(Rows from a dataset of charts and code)
____________
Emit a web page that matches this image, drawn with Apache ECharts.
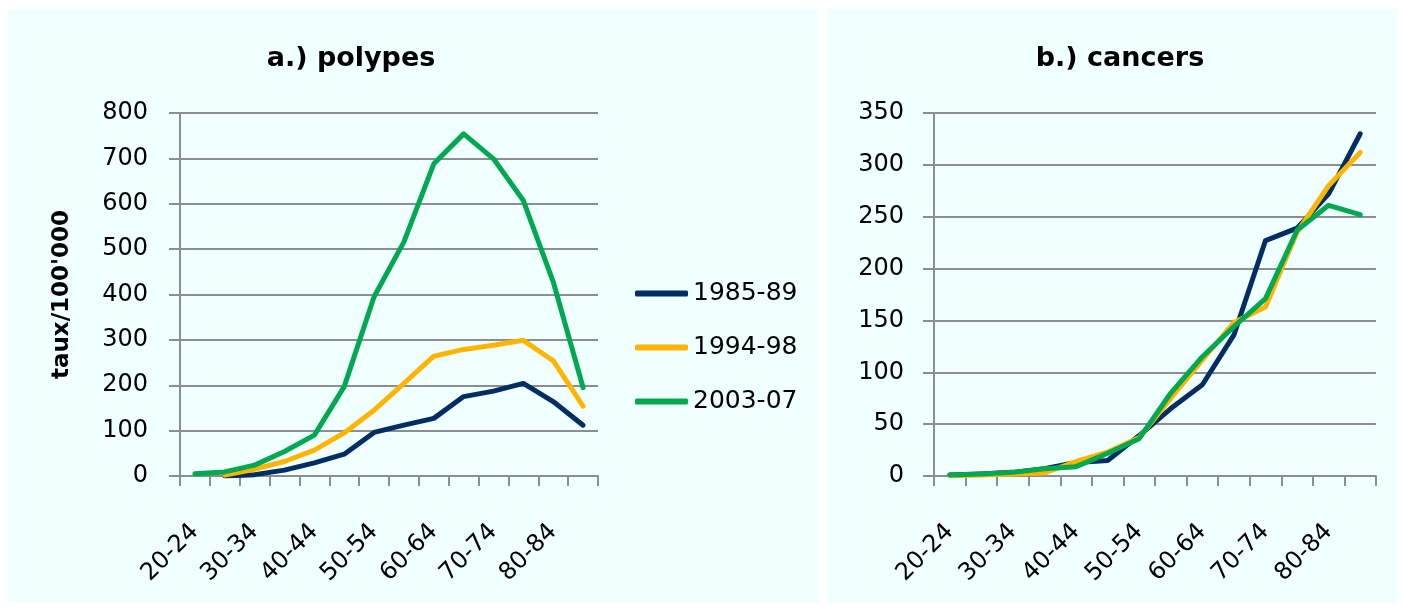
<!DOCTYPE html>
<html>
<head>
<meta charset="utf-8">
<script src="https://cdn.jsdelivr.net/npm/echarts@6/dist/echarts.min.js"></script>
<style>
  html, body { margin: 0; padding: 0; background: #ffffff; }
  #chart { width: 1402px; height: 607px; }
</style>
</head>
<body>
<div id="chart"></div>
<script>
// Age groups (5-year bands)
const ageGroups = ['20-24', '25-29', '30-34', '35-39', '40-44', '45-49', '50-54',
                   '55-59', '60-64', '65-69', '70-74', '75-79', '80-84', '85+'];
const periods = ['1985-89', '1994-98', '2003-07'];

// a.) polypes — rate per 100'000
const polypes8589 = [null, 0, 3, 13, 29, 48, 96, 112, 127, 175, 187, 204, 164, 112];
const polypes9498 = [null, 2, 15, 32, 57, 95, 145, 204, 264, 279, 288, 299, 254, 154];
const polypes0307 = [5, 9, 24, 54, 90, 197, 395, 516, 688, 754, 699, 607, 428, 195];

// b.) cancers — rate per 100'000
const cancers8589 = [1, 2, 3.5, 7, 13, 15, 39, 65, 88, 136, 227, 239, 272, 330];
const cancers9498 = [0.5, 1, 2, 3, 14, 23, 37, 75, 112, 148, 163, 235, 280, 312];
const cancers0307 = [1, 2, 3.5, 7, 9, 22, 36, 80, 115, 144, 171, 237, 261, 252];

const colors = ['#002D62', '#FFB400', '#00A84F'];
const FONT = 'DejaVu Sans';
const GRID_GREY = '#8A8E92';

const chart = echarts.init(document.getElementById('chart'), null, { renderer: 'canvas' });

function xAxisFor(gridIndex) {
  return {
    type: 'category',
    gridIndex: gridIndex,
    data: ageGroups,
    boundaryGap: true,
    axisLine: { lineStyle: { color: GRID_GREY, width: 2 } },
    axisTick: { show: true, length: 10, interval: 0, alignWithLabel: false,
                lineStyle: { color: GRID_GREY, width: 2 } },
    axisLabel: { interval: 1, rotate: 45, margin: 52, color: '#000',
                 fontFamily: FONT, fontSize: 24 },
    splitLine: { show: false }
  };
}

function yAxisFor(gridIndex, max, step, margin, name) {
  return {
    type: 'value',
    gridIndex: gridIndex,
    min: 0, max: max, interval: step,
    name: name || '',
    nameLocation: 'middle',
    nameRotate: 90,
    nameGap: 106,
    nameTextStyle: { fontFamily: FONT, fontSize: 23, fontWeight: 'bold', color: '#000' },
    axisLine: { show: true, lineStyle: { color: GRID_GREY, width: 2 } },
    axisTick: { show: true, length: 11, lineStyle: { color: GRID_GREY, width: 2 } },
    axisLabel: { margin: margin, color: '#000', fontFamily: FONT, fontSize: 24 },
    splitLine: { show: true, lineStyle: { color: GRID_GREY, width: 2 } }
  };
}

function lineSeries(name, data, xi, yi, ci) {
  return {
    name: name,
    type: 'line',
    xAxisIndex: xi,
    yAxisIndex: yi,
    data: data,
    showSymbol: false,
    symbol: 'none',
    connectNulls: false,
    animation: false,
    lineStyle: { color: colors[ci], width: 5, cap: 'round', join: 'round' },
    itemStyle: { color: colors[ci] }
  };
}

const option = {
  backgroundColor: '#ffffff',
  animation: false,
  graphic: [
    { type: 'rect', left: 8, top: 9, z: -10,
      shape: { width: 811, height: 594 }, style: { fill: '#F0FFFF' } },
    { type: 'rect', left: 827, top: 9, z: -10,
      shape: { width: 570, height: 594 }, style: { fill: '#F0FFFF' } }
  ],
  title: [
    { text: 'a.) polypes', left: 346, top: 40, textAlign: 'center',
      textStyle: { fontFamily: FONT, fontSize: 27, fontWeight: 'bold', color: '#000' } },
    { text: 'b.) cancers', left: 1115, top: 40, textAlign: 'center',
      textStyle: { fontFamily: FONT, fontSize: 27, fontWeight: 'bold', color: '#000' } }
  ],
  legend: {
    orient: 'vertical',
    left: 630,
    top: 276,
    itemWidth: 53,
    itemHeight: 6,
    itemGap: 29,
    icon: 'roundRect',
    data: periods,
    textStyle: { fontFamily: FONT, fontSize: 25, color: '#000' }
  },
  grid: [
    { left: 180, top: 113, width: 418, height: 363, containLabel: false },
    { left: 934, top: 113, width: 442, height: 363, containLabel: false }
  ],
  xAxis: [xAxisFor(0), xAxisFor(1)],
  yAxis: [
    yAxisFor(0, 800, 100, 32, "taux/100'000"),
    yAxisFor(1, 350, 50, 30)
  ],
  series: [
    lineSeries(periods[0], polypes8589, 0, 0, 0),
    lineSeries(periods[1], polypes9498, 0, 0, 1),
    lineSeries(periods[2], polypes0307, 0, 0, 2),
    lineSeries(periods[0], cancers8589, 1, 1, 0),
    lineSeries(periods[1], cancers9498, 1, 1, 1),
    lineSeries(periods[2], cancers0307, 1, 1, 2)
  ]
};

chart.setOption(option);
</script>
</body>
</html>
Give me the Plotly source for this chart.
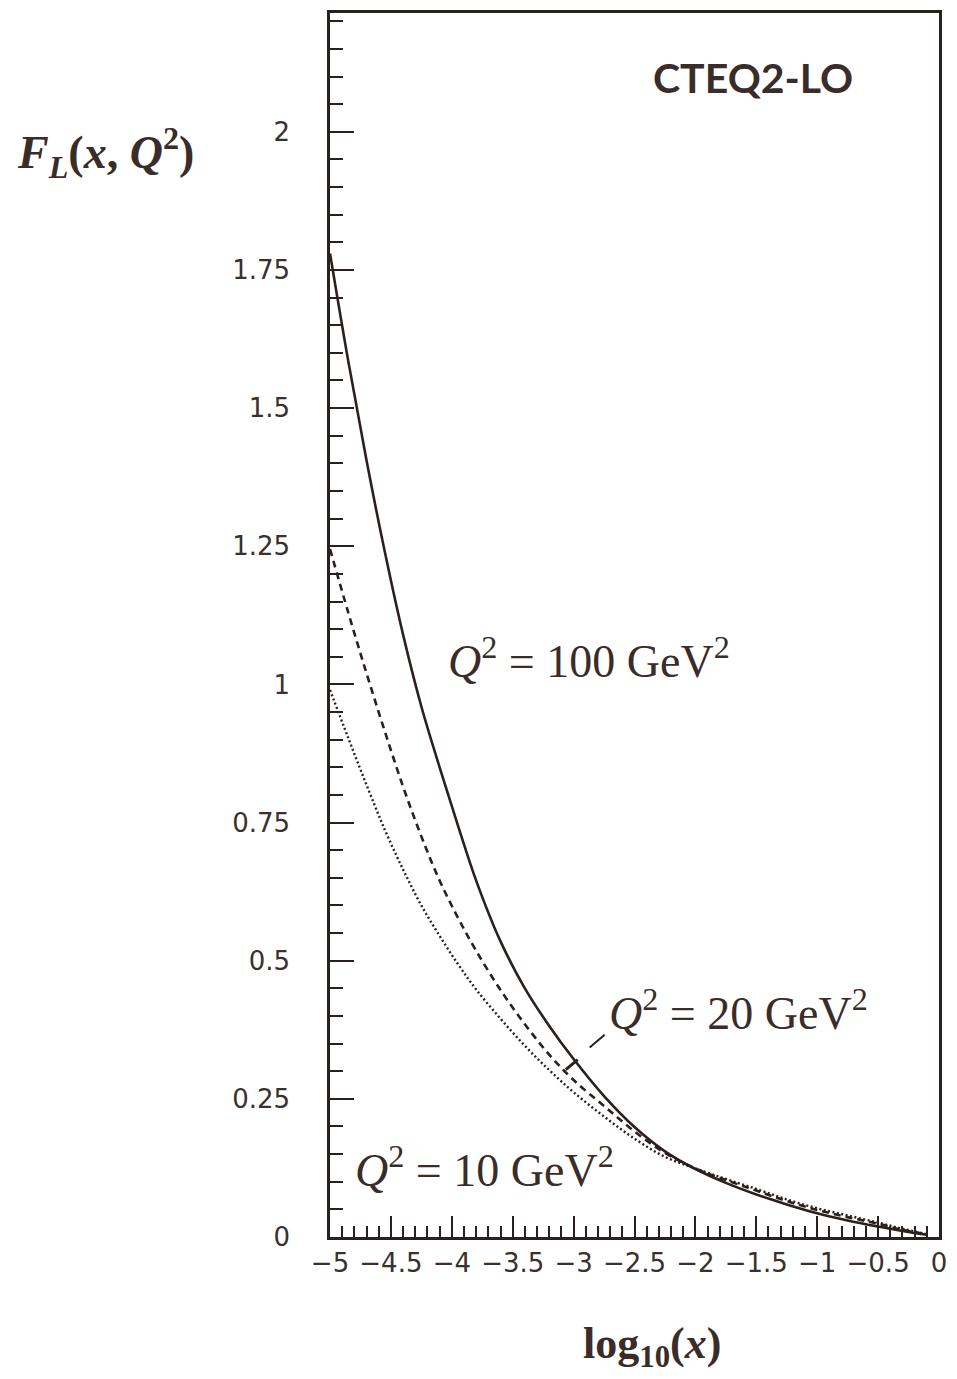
____________
Go through the listing above and quote it exactly, apart from its images.

Emit a web page that matches this image, drawn with Apache ECharts.
<!DOCTYPE html>
<html>
<head>
<meta charset="utf-8">
<script src="https://cdn.jsdelivr.net/npm/echarts@6/dist/echarts.min.js"></script>
<style>
  html, body { margin: 0; padding: 0; background: #ffffff; }
  #chart { width: 1402px; height: 607px; }
</style>
</head>
<body>
<div id="chart"></div>
<script>
// Age groups (5-year bands)
const ageGroups = ['20-24', '25-29', '30-34', '35-39', '40-44', '45-49', '50-54',
                   '55-59', '60-64', '65-69', '70-74', '75-79', '80-84', '85+'];
const periods = ['1985-89', '1994-98', '2003-07'];

// a.) polypes — rate per 100'000
const polypes8589 = [null, 0, 3, 13, 29, 48, 96, 112, 127, 175, 187, 204, 164, 112];
const polypes9498 = [null, 2, 15, 32, 57, 95, 145, 204, 264, 279, 288, 299, 254, 154];
const polypes0307 = [5, 9, 24, 54, 90, 197, 395, 516, 688, 754, 699, 607, 428, 195];

// b.) cancers — rate per 100'000
const cancers8589 = [1, 2, 3.5, 7, 13, 15, 39, 65, 88, 136, 227, 239, 272, 330];
const cancers9498 = [0.5, 1, 2, 3, 14, 23, 37, 75, 112, 148, 163, 235, 280, 312];
const cancers0307 = [1, 2, 3.5, 7, 9, 22, 36, 80, 115, 144, 171, 237, 261, 252];

const colors = ['#002D62', '#FFB400', '#00A84F'];
const FONT = 'DejaVu Sans';
const GRID_GREY = '#8A8E92';

const chart = echarts.init(document.getElementById('chart'), null, { renderer: 'canvas' });

function xAxisFor(gridIndex) {
  return {
    type: 'category',
    gridIndex: gridIndex,
    data: ageGroups,
    boundaryGap: true,
    axisLine: { lineStyle: { color: GRID_GREY, width: 2 } },
    axisTick: { show: true, length: 10, interval: 0, alignWithLabel: false,
                lineStyle: { color: GRID_GREY, width: 2 } },
    axisLabel: { interval: 1, rotate: 45, margin: 52, color: '#000',
                 fontFamily: FONT, fontSize: 24 },
    splitLine: { show: false }
  };
}

function yAxisFor(gridIndex, max, step, margin, name) {
  return {
    type: 'value',
    gridIndex: gridIndex,
    min: 0, max: max, interval: step,
    name: name || '',
    nameLocation: 'middle',
    nameRotate: 90,
    nameGap: 106,
    nameTextStyle: { fontFamily: FONT, fontSize: 23, fontWeight: 'bold', color: '#000' },
    axisLine: { show: true, lineStyle: { color: GRID_GREY, width: 2 } },
    axisTick: { show: true, length: 11, lineStyle: { color: GRID_GREY, width: 2 } },
    axisLabel: { margin: margin, color: '#000', fontFamily: FONT, fontSize: 24 },
    splitLine: { show: true, lineStyle: { color: GRID_GREY, width: 2 } }
  };
}

function lineSeries(name, data, xi, yi, ci) {
  return {
    name: name,
    type: 'line',
    xAxisIndex: xi,
    yAxisIndex: yi,
    data: data,
    showSymbol: false,
    symbol: 'none',
    connectNulls: false,
    animation: false,
    lineStyle: { color: colors[ci], width: 5, cap: 'round', join: 'round' },
    itemStyle: { color: colors[ci] }
  };
}

const option = {
  backgroundColor: '#ffffff',
  animation: false,
  graphic: [
    { type: 'rect', left: 8, top: 9, z: -10,
      shape: { width: 811, height: 594 }, style: { fill: '#F0FFFF' } },
    { type: 'rect', left: 827, top: 9, z: -10,
      shape: { width: 570, height: 594 }, style: { fill: '#F0FFFF' } }
  ],
  title: [
    { text: 'a.) polypes', left: 346, top: 40, textAlign: 'center',
      textStyle: { fontFamily: FONT, fontSize: 27, fontWeight: 'bold', color: '#000' } },
    { text: 'b.) cancers', left: 1115, top: 40, textAlign: 'center',
      textStyle: { fontFamily: FONT, fontSize: 27, fontWeight: 'bold', color: '#000' } }
  ],
  legend: {
    orient: 'vertical',
    left: 630,
    top: 276,
    itemWidth: 53,
    itemHeight: 6,
    itemGap: 29,
    icon: 'roundRect',
    data: periods,
    textStyle: { fontFamily: FONT, fontSize: 25, color: '#000' }
  },
  grid: [
    { left: 180, top: 113, width: 418, height: 363, containLabel: false },
    { left: 934, top: 113, width: 442, height: 363, containLabel: false }
  ],
  xAxis: [xAxisFor(0), xAxisFor(1)],
  yAxis: [
    yAxisFor(0, 800, 100, 32, "taux/100'000"),
    yAxisFor(1, 350, 50, 30)
  ],
  series: [
    lineSeries(periods[0], polypes8589, 0, 0, 0),
    lineSeries(periods[1], polypes9498, 0, 0, 1),
    lineSeries(periods[2], polypes0307, 0, 0, 2),
    lineSeries(periods[0], cancers8589, 1, 1, 0),
    lineSeries(periods[1], cancers9498, 1, 1, 1),
    lineSeries(periods[2], cancers0307, 1, 1, 2)
  ]
};

chart.setOption(option);
</script>
</body>
</html>
Give me the Plotly source for this chart.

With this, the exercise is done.